Dans leurs plans de reconstruction de la Société, les collectivistes commettent, à notre avis, une double erreur. Tout en parlant d’abolir le régime capitaliste, ils voudraient maintenir, néanmoins, deux institutions qui font le fond de ce régime : le gouvernement représentatif et le salariat.
Pour ce qui concerne le gouvernement soit-disant représentatif, nous en avons souvent parlé. Il nous reste absolument incompréhensible, comment des hommes intelligents — et le parti collectiviste n’en manque pas — peuvent rester partisans des parlements nationaux ou municipaux, après toutes les leçons que l’histoire nous a données à ce sujet, soit en France, soit en Angleterre, en Allemagne, en Suisse ou aux Etats-Unis.
Tandis que de tous côtés nous voyons le régime parlementaire s’effondrer, et tandis que de tous côtés surgit la critique des principes mêmes du système — non plus seulement de ses applications, — comment se fait-il que des hommes intelligents s’appelant socialistes-révolutionnaires, cherchent à maintenir ce système, déjà condamné à mourir ?
On sait que le système fut élaboré par la bourgeoisie pour tenir tête à la royauté et maintenir en même temps, et accroître sa domination sur les travailleurs. On sait qu’en le préconisant les bourgeois n’ont jamais soutenu sérieusement qu’un parlement ou un conseil municipal représente la nation ou la cité : les plus intelligents d’entre eux savent que c’est impossible. En soutenant le régime parlementaire, la bourgeoisie a cherché tout bonnement à opposer une digue à la royauté, sans donner de liberté au peuple.
On s’aperçoit, en outre, qu’à mesure que le peuple devient conscient de ses intérêts et que la variété des intérêts se multilie, le système ne peut plus fonctionner.

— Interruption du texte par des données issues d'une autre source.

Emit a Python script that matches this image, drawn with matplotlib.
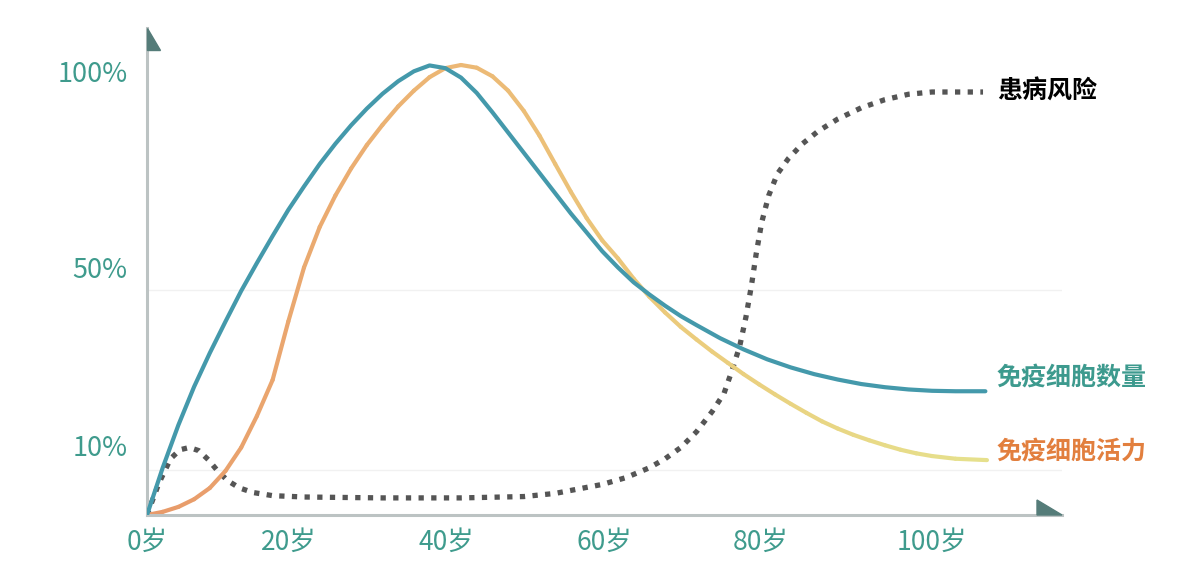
import numpy as np
import matplotlib
matplotlib.use("Agg")
from matplotlib import pyplot as plt
from matplotlib.collections import LineCollection
from matplotlib.colors import LinearSegmentedColormap
from matplotlib.patches import Polygon
import matplotlib.transforms as mtransforms

plt.rcParams['font.family'] = ['Noto Sans CJK SC', 'DejaVu Sans']

# immune cell count (blue)
count_age = [0, 2, 4, 6, 8, 10, 12, 14, 16, 18, 20, 22, 24, 26, 28, 30, 32, 34,
             36, 38, 40, 42, 44, 46, 48, 50, 52, 54, 56, 58, 60, 62, 64, 66, 68,
             70, 73, 76, 79, 82, 85, 88, 91, 94, 97, 100, 103, 106.8]
count_val = [0, 10.5, 20, 28.5, 36, 43, 49.8, 56, 62, 67.8, 73, 78, 82.5,
             86.6, 90.3, 93.6, 96.4, 98.6, 99.9, 99.3, 97.2, 93.8, 89.5, 85,
             80.5, 76, 71.5, 67, 62.8, 58.6, 55, 51.7, 49, 46.5, 44.2, 42.2,
             39.3, 36.8, 34.6, 32.8, 31.3, 30.1, 29.1, 28.4, 27.9, 27.6, 27.5,
             27.5]

# immune cell vitality (orange -> yellow)
vital_age = [0, 2, 4, 6, 8, 10, 12, 14, 16, 18, 20, 22, 24, 26, 28, 30, 32, 34,
             36, 38, 40, 42, 44, 46, 48, 50, 52, 54, 56, 58, 60, 62, 64, 66, 68,
             70, 72, 74, 76, 78, 80, 82, 84, 86, 88, 90, 92, 94, 96, 98, 100,
             103, 107]
vital_val = [0, 0.7, 1.8, 3.5, 6, 9.8, 15, 22, 30, 43, 55, 64, 71, 77, 82.2,
             86.7, 90.8, 94.3, 97.3, 99.3, 100, 99.4, 97.5, 94.3, 89.8, 84.3,
             78, 71.8, 66, 61, 57, 52.5, 48.5, 45, 41.8, 39, 36.3, 33.8, 31.3,
             29, 26.8, 24.7, 22.7, 20.8, 19.2, 17.8, 16.6, 15.5, 14.5, 13.7,
             13.1, 12.5, 12.2]

# disease risk (dotted)
risk_age = [0, 1.5, 3, 4.2, 5.4, 6.6, 7.8, 9, 10.3, 11.8, 13.5, 16, 20, 30, 40,
            48, 52, 55, 58, 61, 64, 66, 68, 70, 72, 73.5, 74.5, 75.5, 76.3, 77,
            77.6, 78.3, 79.2, 80.3, 81.7, 83.5, 85.5, 88, 91, 94, 97, 100, 106.5]
risk_val = [0, 7, 12.5, 14.5, 15, 14.3, 12.3, 9.8, 7.6, 6, 5, 4.3, 4, 3.8, 3.8,
            4.1, 4.8, 5.8, 6.8, 8.3, 10.5, 12.5, 15, 18.5, 23, 27, 32, 37.5, 44,
            51, 58, 65, 71, 75.8, 79.2, 82.5, 85.3, 88, 90.5, 92.3, 93.5, 94,
            94]

x_ticks = [0, 20, 40, 60, 80, 100]
x_labels = ['0岁', '20岁', '40岁', '60岁', '80岁', '100岁']
y_ticks = [100, 50, 10]
y_labels = ['100%', '50%', '10%']

W, H = 1196, 586
fig = plt.figure(figsize=(W / 100, H / 100), dpi=100)
x0, y0, x1, y1 = 147, 515, 1062, 28          # axes box in pixels
ax = fig.add_axes([x0 / W, (H - y0) / H, (x1 - x0) / W, (y0 - y1) / H])
ax.set_xlim(0, (x1 - x0) / 7.85)
ax.set_ylim(0, (y0 - y1) / 4.5)

for s in ['top', 'right']:
    ax.spines[s].set_visible(False)
for s in ['left', 'bottom']:
    ax.spines[s].set_color('#bcc3c3')
    ax.spines[s].set_linewidth(2.2)
ax.tick_params(length=0)

for v in [10, 50]:
    ax.axhline(v, color='#f1f1f1', lw=1, zorder=0)

teal = '#3f9b8d'
ax.set_xticks(x_ticks)
ax.set_xticklabels(x_labels, fontsize=19, color=teal, fontweight='medium')
ax.set_yticks(y_ticks)
ax.set_yticklabels(y_labels, fontsize=19.5, color=teal, fontweight='medium')
ax.tick_params(axis='x', pad=10)
ax.tick_params(axis='y', pad=14)

# nudge tick labels to where the original puts them
x_shift = [0, -15, -15, -14, -14, 0]
for lab, dx in zip(ax.get_xticklabels(), x_shift):
    lab.set_transform(lab.get_transform() +
                      mtransforms.ScaledTranslation(dx / 100, 0, fig.dpi_scale_trans))
y_shift = [-7, 23, 25]
for lab, dy in zip(ax.get_yticklabels(), y_shift):
    lab.set_transform(lab.get_transform() +
                      mtransforms.ScaledTranslation(0, dy / 100, fig.dpi_scale_trans))

# arrow heads
aw, ah = x1 - x0, y0 - y1
arrow_col = '#557c79'
ax.add_patch(Polygon([(0, 1), (0, 1 - 22 / ah), (13 / aw, 1 - 22 / ah)],
                     closed=True, transform=ax.transAxes, color=arrow_col,
                     clip_on=False, zorder=5))
ax.add_patch(Polygon([(1 - 25 / aw, 0), (1 - 25 / aw, 15 / ah), (1, 0)],
                     closed=True, transform=ax.transAxes, color=arrow_col,
                     clip_on=False, zorder=5))

# risk curve
ax.plot(risk_age, risk_val, color='#555555', lw=3.8,
        linestyle=(0, (1, 1.4)), dash_capstyle='butt', zorder=2)

# count curve
ax.plot(count_age, count_val, color='#4499ab', lw=3, zorder=3,
        solid_capstyle='round', solid_joinstyle='round')

# vitality curve with orange->yellow gradient
pts = np.column_stack([vital_age, vital_val])
segs = np.stack([pts[:-1], pts[1:]], axis=1)
cmap = LinearSegmentedColormap.from_list(
    'vit', ['#e89a6a', '#ecb574', '#ebcc7c', '#e6e08c'])
lc = LineCollection(segs, cmap=cmap, linewidths=3, capstyle='round',
                    joinstyle='round', zorder=2.5)
lc.set_array(np.array(vital_age[:-1]) / max(vital_age))
ax.add_collection(lc)

# line labels
ax.annotate('患病风险', (risk_age[-1], risk_val[-1]), xytext=(10, 0),
            textcoords='offset points', ha='left', va='center',
            fontsize=18, fontweight='heavy', color='black', annotation_clip=False)
ax.annotate('免疫细胞数量', (count_age[-1], count_val[-1]), xytext=(8, 10),
            textcoords='offset points', ha='left', va='center',
            fontsize=18, fontweight='heavy', color='#3d9a8e', annotation_clip=False)
ax.annotate('免疫细胞活力', (vital_age[-1], vital_val[-1]), xytext=(7, 6),
            textcoords='offset points', ha='left', va='center',
            fontsize=18, fontweight='heavy', color='#e27f3e', annotation_clip=False)

plt.savefig('out.png', dpi=100)
plt.close()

Aussi les démocrates de tous les pays cherchent-ils, sans les trouver, des palliatifs divers, des correctifs du système. On essaie le referendum et on trouve qu’il ne vaut rien ; on parle de représentation proportionnelle, de représentation des minorités — autres utopies parlementaires. On s’évertue, en un mot, à trouver l’introuvable, c’est-à-dire une délégation qui représente les millions d’intérêts variés de la nation ; mais on est forcé de reconnaître que l’on fait fausse route, et la confiance dans un gouvernement par délégation s’en va.